Mi primo al que llamaré Carlos era bastante fiestero, aunque no tomaba, ni fumaba. Se la pasaba de baile en baile, era un excelente bailarín. Una noche de tantas, de esas de fiesta, Carlos fue a dejar a su acompañante en su moto, ella le pidió que se quedara esa noche porque tenía un mal presentimiento, pero Carlos, por más fiestero, nunca faltaba a su casa a dormir. Eran ya las dos de la madrugada, y tras los múltiples besos de despedida, Carlos tomo su motocicleta y se enrumbó a la casa, la cual quedaba a escasos 100 metros del Cementerio General de Cartago.
Iba pensando en sus cosas, nunca tuvo miedo de pasar por aquel cementerio, ya estaba acostumbrado y además no creía en fantasmas ni tonterías de esas. La pista estaba libre y aceleró la moto, le encantaba la velocidad. Si alguna vez han pasado por el cementerio General de Cartago sabrán que es muy grande, son como tres cuadras seguidas de un muro alto de piedra, que le da la bienvenida a la ciudad de Cartago. Al principio del muro Carlos metió gas, y aceleraba cada vez más, y con el rabo del ojo logró ver una figura en la esquina, no le dio importancia, pero un carro pasó muy cerca suyo y tuvo que hacer una maniobra peligrosa, al volver la cara hacia el muro vio con más claridad la figura de una anciana, de muy avanzada edad quien estaba de espaldas a la calle, Carlos se asustó y bajó la velocidad, cuando se percató llego a la esquina del cruce y un carro iba pasando a gran velocidad. Carlos derrapó con su motocicleta golpeándose las rodillas y los codos al caer. Nadie se detuvo, la calle estaba absolutamente desolada, levantó la cabeza y vio a la anciana justo frente a él, en la mitad de la calle y con una voz suave le dijo: “Cuídese mijito, que si no me lo llevo…” y una risa horrible le siguió. Carlos se levantó rápidamente a pesar de los golpes y la anciana seguía ahí, viéndolo, inmóvil, con la miraba fija en él. Como pudo levantó la moto y arrancó a toda velocidad, pero a solo 25 metros de ahí sintió el empujón de una mano huesuda y fría y volvió a perder el control, esta vez chocando de frente en el portón de una casa. Su casco literalmente se partió y se quebró la clavícula en tres partes, quedó inconsciente, pero justo antes de perder la conciencia vio a la anciana acercándose por atrás.
Cuando volvió en si estaba en la ambulancia y repetía una y otra vez que lo había empujado una ancianita, lo cual causaba gracia entre los paramédicos.
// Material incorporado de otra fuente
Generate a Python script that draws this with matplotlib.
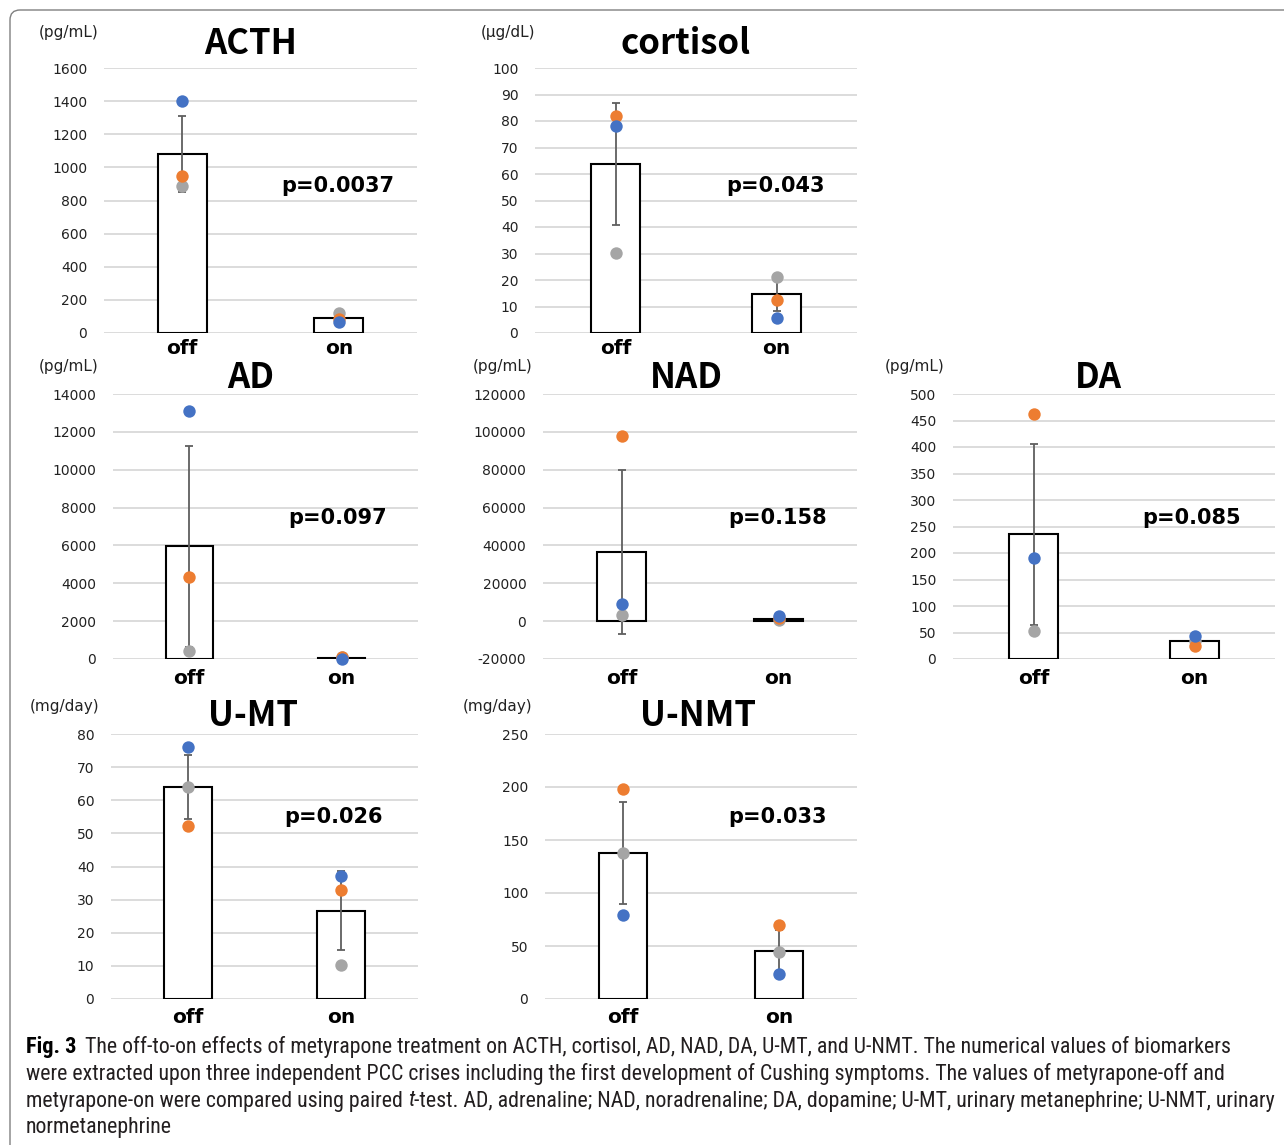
import matplotlib
matplotlib.use("Agg")
import matplotlib.pyplot as plt
from matplotlib import font_manager
from matplotlib.patches import FancyBboxPatch
from matplotlib.transforms import IdentityTransform

W, H = 1284, 1145
DPI = 100

categories = ['off', 'on']

acth_mean = [1079, 89]
acth_sd = [230, 17]
acth_blue = [1403, 65]
acth_orange = [950, 85]
acth_gray = [886, 123]

cort_mean = [63.8, 14.6]
cort_sd = [23.0, 6.2]
cort_blue = [78.3, 5.5]
cort_orange = [81.9, 12.3]
cort_gray = [30.3, 21.0]

ad_mean = [5950, 70]
ad_sd = [5300, 40]
ad_blue = [13090, 10]
ad_orange = [4350, 120]
ad_gray = [440, 90]

nad_mean = [36600, 1300]
nad_sd = [43500, 900]
nad_blue = [9300, 2800]
nad_orange = [97800, 1500]
nad_gray = [3200, 500]

da_mean = [235, 34.6]
da_sd = [170, 7]
da_blue = [190.6, 43]
da_orange = [461.7, 24.5]
da_gray = [52, 34.5]

umt_mean = [64.0, 26.7]
umt_sd = [9.7, 11.85]
umt_blue = [76.0, 37.1]
umt_orange = [52.2, 33.0]
umt_gray = [64.1, 10.2]

unmt_mean = [137.7, 45.6]
unmt_sd = [48.0, 19.5]
unmt_blue = [79.5, 23.3]
unmt_orange = [198.0, 69.8]
unmt_gray = [137.4, 44.6]

titles = ['ACTH', 'cortisol', 'AD', 'NAD', 'DA', 'U-MT', 'U-NMT']
units = ['(pg/mL)', '(\u03bcg/dL)', '(pg/mL)', '(pg/mL)', '(pg/mL)', '(mg/day)', '(mg/day)']
pvalues = ['p=0.0037', 'p=0.043', 'p=0.097', 'p=0.158', 'p=0.085', 'p=0.026', 'p=0.033']
yranges = [(0, 1600, 200), (0, 100, 10), (0, 14000, 2000), (-20000, 120000, 20000),
           (0, 500, 50), (0, 80, 10), (0, 250, 50)]

caption_bold = 'Fig. 3'
caption_lines = [
    [('The off-to-on effects of metyrapone treatment on ACTH, cortisol, AD, NAD, DA, U-MT, and U-NMT. The numerical values of biomarkers', 'normal')],
    [('were extracted upon three independent PCC crises including the first development of Cushing symptoms. The values of metyrapone-off and', 'normal')],
    [('metyrapone-on were compared using paired ', 'normal'), ('t', 'italic'),
     ('-test. AD, adrenaline; NAD, noradrenaline; DA, dopamine; U-MT, urinary metanephrine; U-NMT, urinary', 'normal')],
    [('normetanephrine', 'normal')],
]

BLUE = '#4472C4'
ORANGE = '#ED7D31'
GRAY = '#A5A5A5'
ERR = '#5f5f5f'
GRID = '#D9D9D9'

JP = ['Noto Sans CJK JP', 'DejaVu Sans']
WIDE = ['DejaVu Sans']
plt.rcParams['font.family'] = JP

avail = {f.name for f in font_manager.fontManager.ttflist}
cap_font = None
for c in ['Liberation Sans Narrow', 'Roboto Condensed', 'Open Sans Condensed', 'Noto Sans', 'Liberation Sans']:
    if c in avail:
        cap_font = c
        break

fig = plt.figure(figsize=(W / DPI, H / DPI), dpi=DPI)

# border (open on the right and bottom like the reference crop)
border = FancyBboxPatch((10, -30), 1400, H - 10 + 30,
                        boxstyle='round,pad=0,rounding_size=10',
                        transform=IdentityTransform(), fill=False, edgecolor='#808080',
                        linewidth=1.0)
fig.patches.append(border)

# panel pixel layout: x0, x1, ytop, ybot ; title x, unit x ; pvalue x, y ; xlabel pad
layout = [
    (104, 417, 68, 333, 251, 69, 338, 186, 4),
    (535, 857, 68, 333, 686, 508, 775, 186, 4),
    (113, 418, 394, 659, 251, 69, 338, 518, 7.5),
    (543, 857, 394, 659, 686, 503, 778, 518, 7.5),
    (953, 1275, 394, 659, 1098, 915, 1192, 518, 7.5),
    (111, 418, 734, 999, 253, 65, 333, 817, 6.5),
    (545, 857, 734, 999, 698, 498, 778, 817, 6.5),
]
title_y = [44, 44, 377, 377, 377, 716, 716]
unit_y = [33, 33, 366, 366, 366, 707, 707]

data = [
    (acth_mean, acth_sd, acth_blue, acth_orange, acth_gray),
    (cort_mean, cort_sd, cort_blue, cort_orange, cort_gray),
    (ad_mean, ad_sd, ad_blue, ad_orange, ad_gray),
    (nad_mean, nad_sd, nad_blue, nad_orange, nad_gray),
    (da_mean, da_sd, da_blue, da_orange, da_gray),
    (umt_mean, umt_sd, umt_blue, umt_orange, umt_gray),
    (unmt_mean, unmt_sd, unmt_blue, unmt_orange, unmt_gray),
]

xs = [0, 1]
for i, (mean, sd, blue, orange, gray) in enumerate(data):
    x0, x1, yt, yb, tx, ux, px, py, xpad = layout[i]
    ax = fig.add_axes([x0 / W, (H - yb) / H, (x1 - x0) / W, (yb - yt) / H])
    ymin, ymax, step = yranges[i]
    ax.set_ylim(ymin, ymax)
    ax.set_xlim(-0.5, 1.5)
    ticks = list(range(ymin, ymax + 1, step))
    ax.set_yticks(ticks)
    ax.set_yticklabels([str(t) for t in ticks], fontsize=10, color='#222222', family=WIDE)
    ax.set_xticks(xs)
    ax.set_xticklabels(categories, fontsize=14.5, fontweight='bold', family=WIDE)
    ax.tick_params(axis='y', length=0, pad=12)
    ax.tick_params(axis='x', length=0, pad=xpad)
    for s in ax.spines.values():
        s.set_visible(False)
    ax.set_axisbelow(True)
    ax.grid(axis='y', color=GRID, linewidth=1.3)
    ax.set_facecolor('none')
    ax.bar(xs, mean, width=0.31, color='white', edgecolor='black', linewidth=1.5, zorder=2)
    ax.errorbar(xs, mean, yerr=sd, fmt='none', ecolor=ERR, elinewidth=1.3,
                capsize=3, capthick=1.3, zorder=3, clip_on=False)
    for vals, col in ((gray, GRAY), (orange, ORANGE), (blue, BLUE)):
        ax.scatter(xs, vals, s=80, color=col, zorder=4, clip_on=False, linewidths=0)
    fig.text(tx / W, 1 - title_y[i] / H, titles[i], fontsize=25, fontweight='bold',
             ha='center', va='center')
    fig.text(ux / W, 1 - unit_y[i] / H, units[i], fontsize=11, ha='center', va='center',
             color='#222222', family=WIDE)
    fig.text(px / W, 1 - py / H, pvalues[i], fontsize=15, fontweight='bold',
             ha='center', va='center', family=WIDE)

# caption
fig.canvas.draw()
renderer = fig.canvas.get_renderer()
cap_size = 13.5
cap_family = [cap_font, 'DejaVu Sans'] if cap_font else ['DejaVu Sans']

probe = fig.text(0, 0, ''.join(s for s, _ in caption_lines[2]), fontsize=cap_size, family=cap_family)
wpx = probe.get_window_extent(renderer).width
probe.remove()
target = 1279 - 26
cap_size = cap_size * target / wpx

line_ys = [1047, 1074, 1101, 1127]
for li, segs in enumerate(caption_lines):
    x = 26
    y = 1 - line_ys[li] / H
    if li == 0:
        t = fig.text(x / W, y, caption_bold, fontsize=cap_size * 1.02, fontweight='bold',
                     family=cap_family, va='center', ha='left')
        x += t.get_window_extent(renderer).width + 9
    for s, style in segs:
        t = fig.text(x / W, y, s, fontsize=cap_size, style=style, family=cap_family,
                     va='center', ha='left', color='#231f20')
        x += t.get_window_extent(renderer).width

fig.savefig('out.png', dpi=DPI)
Estando en el hospital junto a su cama había un señor, y Carlos le contó lo que le había sucedido. El señor le explico que a veces la muerte lo ronda a uno, le pone el ojo, pero como no puede actuar por su cuenta, es poco lo que puede hacer, debe esperar la orden de arriba para poder llevarse un alma, entonces lo que hace es darse una ayudadita, un empujoncito para hacer que las personas busquen su propio destino fatal, y por eso hay que andar con cuidado.
Carlos no volvió a montarse en una moto desde ese día y veía el rostro de esa anciana, de esa parca en cada espejo, en cada esquina, su mente le jugaba bromas pesadas cuando miraba a las demás personas.
Recuerdo que se le vino una terrible racha de mala suerte, y en una de tantas tuvo un accidente en el trabajo, cuando una máquina pesada le cayó encima, recuerdo que cuando nos contó de ese accidente hizo un comentario que entendí tiempo después: “ahí me la anda montando esa roca, pero no le voy a dar gusto.